Watch it Happen in Game 5
Carolina took Game 5 by a score of 4-2 to lead the series 3-2. The lead held this time. In Games 3 and 4 it did not, Vegas coughed up a 4-0 lead and a 3-1 lead. Same series, opposite outcomes, and the broadcast called all of it momentum. The data says none of it was. A goal changes the score. It does not change the odds of the next one the way the word momentum promises.

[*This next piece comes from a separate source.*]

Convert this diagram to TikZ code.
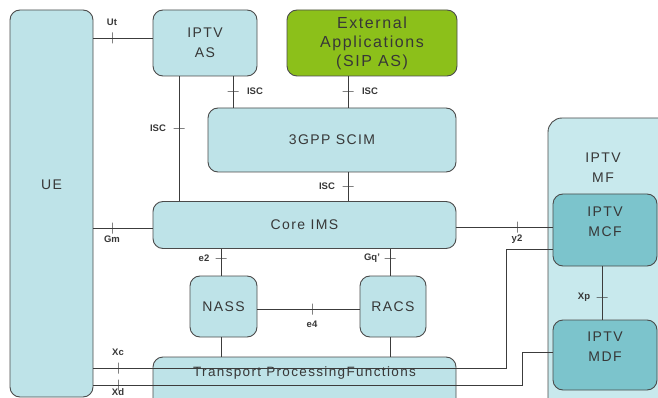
\documentclass[tikz,border=0pt]{standalone}
\usepackage{fontspec}
\setmainfont{Liberation Sans}
\newfontfamily\boxfont[LetterSpace=10]{Liberation Sans}
\definecolor{boxc}{RGB}{190,227,232}
\definecolor{mfc}{RGB}{200,233,237}
\definecolor{mcfc}{RGB}{124,196,204}
\definecolor{greenc}{RGB}{140,192,26}
\definecolor{bordc}{RGB}{75,75,75}
\definecolor{linec}{RGB}{60,60,60}
\definecolor{txtc}{RGB}{55,55,55}
\begin{document}
\begin{tikzpicture}[x=1pt,y=-1pt,
  box/.style={draw=bordc, fill=boxc, rounded corners=10pt, line width=0.9pt, inner sep=0pt, text=txtc, align=center, font=\boxfont\fontsize{14}{20}\selectfont},
  txt/.style={text=txtc, align=center, inner sep=0pt, font=\boxfont\fontsize{14}{20}\selectfont},
  lab/.style={text=txtc, inner sep=1pt, font=\bfseries\fontsize{9.5}{10}\selectfont},
  conn/.style={draw=linec, line width=0.9pt},
  vtick/.style={draw=linec, line width=0.9pt, minimum width=0pt, minimum height=11pt, inner sep=0pt, outer sep=0pt},
  htick/.style={draw=linec, line width=0.9pt, minimum width=11pt, minimum height=0pt, inner sep=0pt, outer sep=0pt}]
\useasboundingbox (0,0) rectangle (658,398);
\clip (0,0) rectangle (658,398);
% boxes
\node[box, minimum width=83, minimum height=387] (ue) at (51.5,203.5) {};
\node[txt] (uet) at (51.5,185) {UE};
\node[box, minimum width=104, minimum height=66] (ias) at (205,43) {IPTV\\AS};
\node[box, fill=greenc, minimum width=170, minimum height=66, font=\boxfont\fontsize{16}{19}\selectfont] (ext) at (372,43) {External\\Applications\\(SIP AS)};
\node[box, minimum width=248, minimum height=64] (scim) at (332,140) {3GPP SCIM};
\node[box, minimum width=303, minimum height=47] (core) at (304.5,225) {Core IMS};
\node[box, minimum width=67, minimum height=61] (nass) at (223.5,306.5) {NASS};
\node[box, minimum width=66, minimum height=61] (racs) at (393,306.5) {RACS};
\node[box, minimum width=303, minimum height=60] (tpf) at (304.5,387) {};
\node[txt, font=\boxfont\fontsize{13.5}{16}\selectfont] (tpft) at (304.5,373) {Transport ProcessingFunctions};
\node[box, fill=mfc, rounded corners=14pt, minimum width=125, minimum height=300] (mf) at (610.5,268) {};
\node[txt] (mft) at (603,168) {IPTV\\MF};
\node[box, fill=mcfc, minimum width=104, minimum height=72] (mcf) at (605,230) {};
\node[txt] (mcft) at (605,222) {IPTV\\MCF};
\node[box, fill=mcfc, minimum width=104, minimum height=70] (mdf) at (605,355) {};
\node[txt] (mdft) at (605,347) {IPTV\\MDF};
% connectors
\draw[conn] (ue.east |- 0,38) -- (ias.west |- 0,38);
\node[vtick] (t1) at (112,38) {};
\node[lab] (l1) at (112,22) {Ut};
\draw[conn] (ias.south -| 179,0) -- (core.north -| 179,0);
\node[htick] (t2) at (179,128) {};
\node[lab] (l2) at (158,128) {ISC};
\draw[conn] (ias.south -| 233,0) -- (scim.north -| 233,0);
\node[htick] (t3) at (233,91) {};
\node[lab] (l3) at (255,91) {ISC};
\draw[conn] (ext.south -| 348,0) -- (scim.north -| 348,0);
\node[htick] (t4) at (348,91) {};
\node[lab] (l4) at (370,91) {ISC};
\draw[conn] (scim.south -| 348,0) -- (core.north -| 348,0);
\node[htick] (t5) at (348,186) {};
\node[lab] (l5) at (327,186) {ISC};
\draw[conn] (ue.east |- 0,228) -- (core.west |- 0,228);
\node[vtick] (t6) at (112,228) {};
\node[lab] (l6) at (112,239) {Gm};
\draw[conn] (core.east |- 0,227) -- (mcf.west |- 0,227);
\node[vtick] (t7) at (517,227) {};
\node[lab] (l7) at (517,239) {y2};
\coordinate (xcb) at (506,249);
\draw[conn] (ue.east |- 0,368) -| (xcb) -- (mcf.west |- xcb);
\node[vtick] (t8) at (118,368) {};
\node[lab] (l8) at (118,352) {Xc};
\coordinate (xdb) at (522,352);
\draw[conn] (ue.east |- 0,385) -| (xdb) -- (mdf.west |- xdb);
\node[vtick] (t9) at (118,385) {};
\node[lab] (l9) at (118,392) {Xd};
\draw[conn] (core.south -| 221,0) -- (nass.north -| 221,0);
\node[htick] (t10) at (221,258) {};
\node[lab] (l10) at (204,258) {e2};
\draw[conn] (core.south -| 390,0) -- (racs.north -| 390,0);
\node[htick] (t11) at (390,258) {};
\node[lab] (l11) at (372,258) {Gq'};
\draw[conn] (nass.east |- 0,309) -- (racs.west |- 0,309);
\node[vtick] (t12) at (312,309) {};
\node[lab] (l12) at (312,324) {e4};
\draw[conn] (nass.south -| 221,0) -- (tpf.north -| 221,0);
\draw[conn] (racs.south -| 390,0) -- (tpf.north -| 390,0);
\draw[conn] (mcf.south -| 602,0) -- (mdf.north -| 602,0);
\node[htick] (t13) at (602,297) {};
\node[lab] (l13) at (584,297) {Xp};
\end{tikzpicture}
\end{document}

If you want something real to hold onto, forget who has the momentum. Watch the power plays, watch the goalies, watch whether this stays an 8-goal track meet or finally tightens into the defensive series everyone predicted. Those move the odds. The surge after a goal, the wave, the sense that the ice has tilted and will not tilt back, that is the momentum illusion. It is a strange truth about hockey that the moment which feels most certain is the one the numbers refuse to confirm. The comebacks are real. Momentum is the story we add afterward.

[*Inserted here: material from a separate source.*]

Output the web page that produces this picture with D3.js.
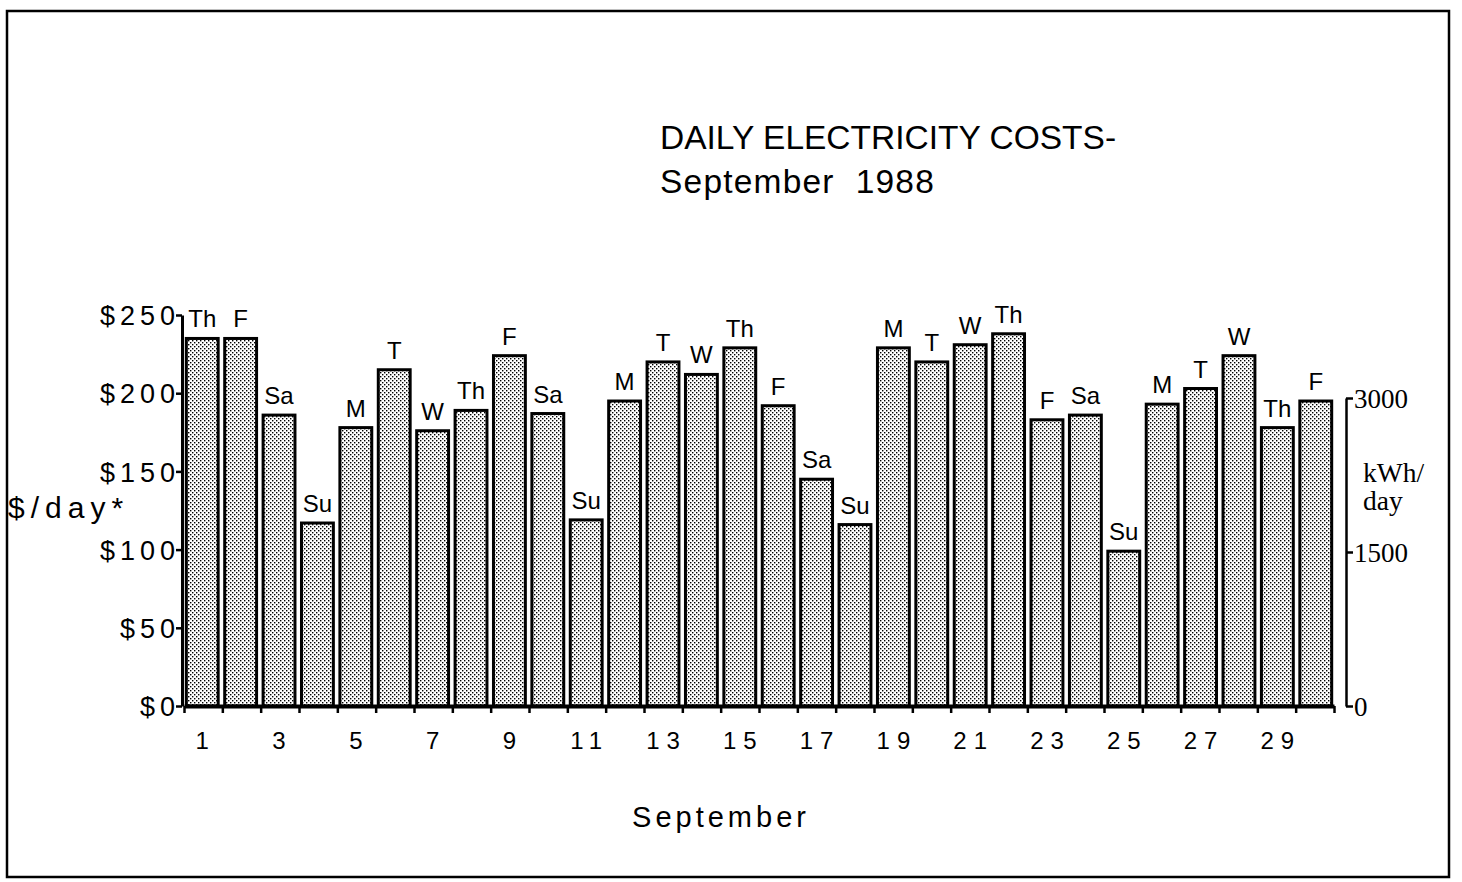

Data: NHL public play-by-play, 2026 Stanley Cup Playoffs, 477 goals across 80 completed games, each with period, time-in-period, and strength state (even, power play, short-handed, empty net) decoded from the situation code. For every goal followed by another goal in the same game (n = 397), we recorded whether the next goal belonged to the same team and the elapsed time. Same-team-scores-next rates are reported as proportions with 95% Wilson confidence intervals; departures from 0.50 were tested with two-sided binomial tests, and none reached significance, including the two-minute window (44.8%, p = 0.46) and the even-strength subset (52.7%, p = 0.40). Power-play goals were separated from even-strength goals to isolate structural reset effects from momentum. Time structure was examined in 30- to 120-second bins from 0 to beyond 10 minutes; no bin departed significantly from 0.50. The Final’s scoring volume was compared against the rest of the playoffs with a two-sample t-test on goals per game (8.2 vs 5.8, t = 2.12, p = 0.037). The Final is reported for scoring volume only; with four games it is too small a sample for any momentum claim. Interactive figures built with Plotly.js.